The house is empty, like after a robbery. There’s some random, melancholy music playing on my laptop. I’m figuring out i-tunes finally.

I’m thinking about what a genius you were at 20, the same time I was 20, and not quite all there.

I guess I am a little jealous.

I am stuck here, with my borrowed wisdom and mediocre talents. And double fucking chin.

And you…you are not.

Calcutta is getting wintry. It’ll soon be time for Nivea and oranges. And more tea and cigarettes.

I am afraid of sticking to memories like cling film. And becoming fungusy and smelly. I am afraid of getting stuck. To people, to places, to a conversation, to a fantasy, to a deeply saddening thought, to the A minor chord.

What are you doing now? Do I pop up sometimes in your memories? Do I say hello? Do you remember my name?

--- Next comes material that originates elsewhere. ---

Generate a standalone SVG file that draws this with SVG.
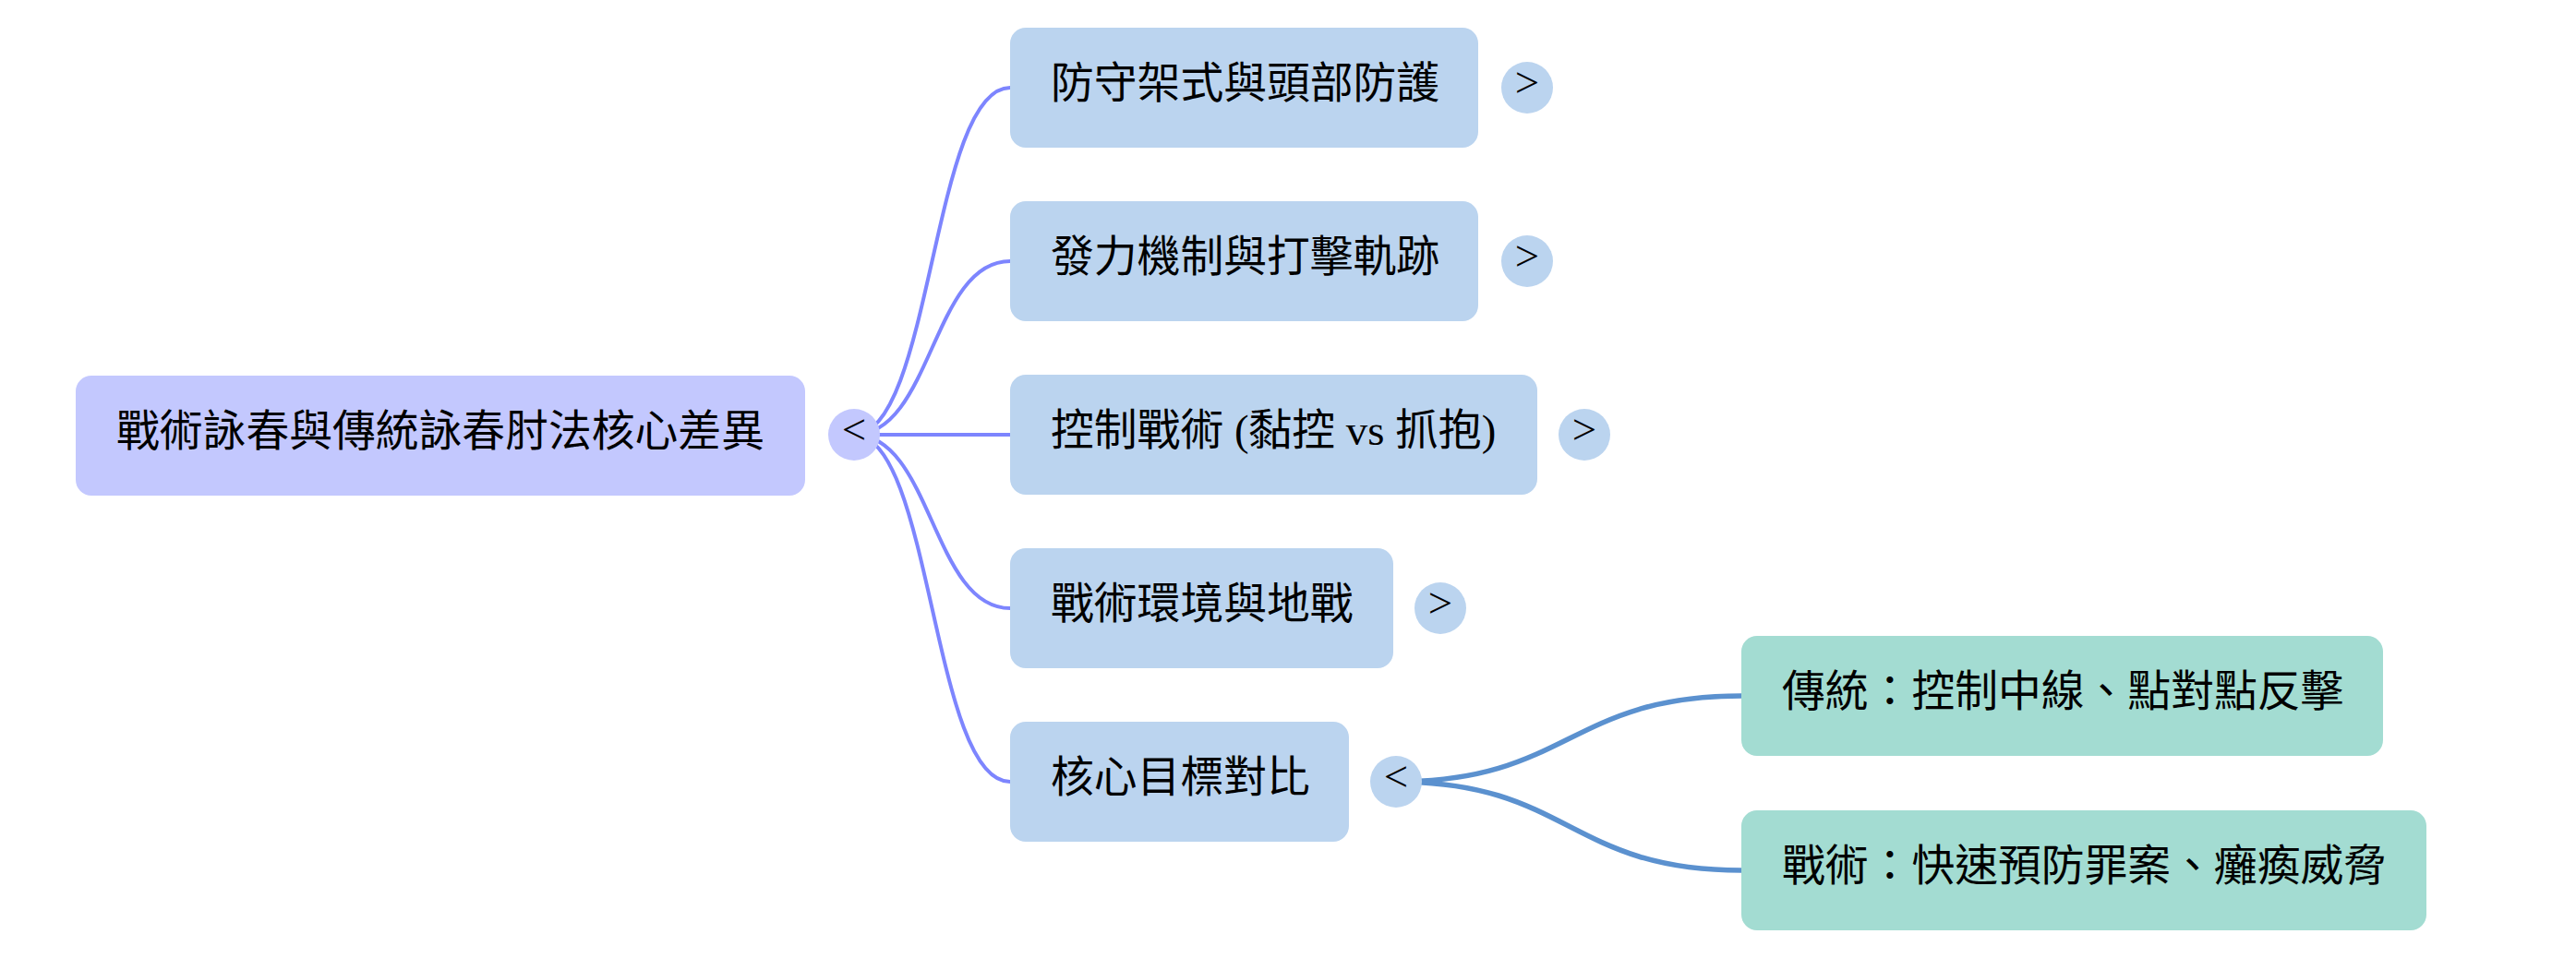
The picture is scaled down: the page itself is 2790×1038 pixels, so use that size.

I miss being funny. Maybe it’s the music I listen to now.

Tuesday, November 16, 2010

OH MY GOD, I am not filmy enough.

Halfway through the sangeet script I was thinking of character development and consistency. Furk.

But I have seen a LOT of Hindi movies in my time. And a whole lot of crappy ones as well. I mean, summer holidays duh. I should be able to do better right? Sigh.

I haven't had a cigarette since I landed in Cal (and those milds just don't count).

There's a really cheesy song I love listening to now - She's only happy in the sun. It's so pretty.

This beer bottle design is so perfect.

My god I am FAT. These clothes used to be so loose. Fuckfuckfuck. FUCK. I just don't say it enough. FUCK.

Sunday, November 14, 2010

Don't Bogart that joint

Hendrix, Roger McGuinn, discovering new songs, long distance phone calls, clambering nephews, strange new light fixes, new mirrors, AC, kitchen smells, old test papers, internet for free.

I want to have a hot affair in Cal. I cannot have not loved in my own city, right?

I wish I had some company for the Film Fest.

Thursday, November 11, 2010

Today I was in my brother’s room (in Cal) and I suddenly saw that the wall which had this poster of a 60s pin up babe leaning against a convertible, was bare. His computer, which seemed very state of the art three or four years ago, seemed a little lonely. Not a whole lot had changed in his room actually. Bits of him were still there. I imagined that boy in his Bermudas and faded T-shirts, watching football on TV and playing games on the comp, reading his crime thrillers and obsessing about cars. I really don’t think a whole lot has changed, but that missing poster – it bothered me for some reason. Like the time he walked in late for a World Cup match because his fiancĂ© took too much time at a store buying grocery. I saw a side of him I never knew. He bit the bullet, he behaved extremely maturely. A part of me was happy for his new found grown upness, but for most part I was scared. I was losing my loopy, short tempered best friend to a girl who was nothing like us and my brother was losing all the things that made him, him.

He’s happy though, I think. And it’s just me, who’s somehow stuck at 16 - in awe of her older, much cooler brother - refusing to let go of an image of a person who’s just moved on, naturally. I’m losing my partner in crime, and it seems to be happening at a time, when all these little partnerships I have reveled in, are slowly, but surely crumbling or fading. Maybe they just morph into a different kind of partnership, a different kind of love. You probably never stop being close. But you also probably never get to be the same. And I miss that. I’m just sentimental I suppose.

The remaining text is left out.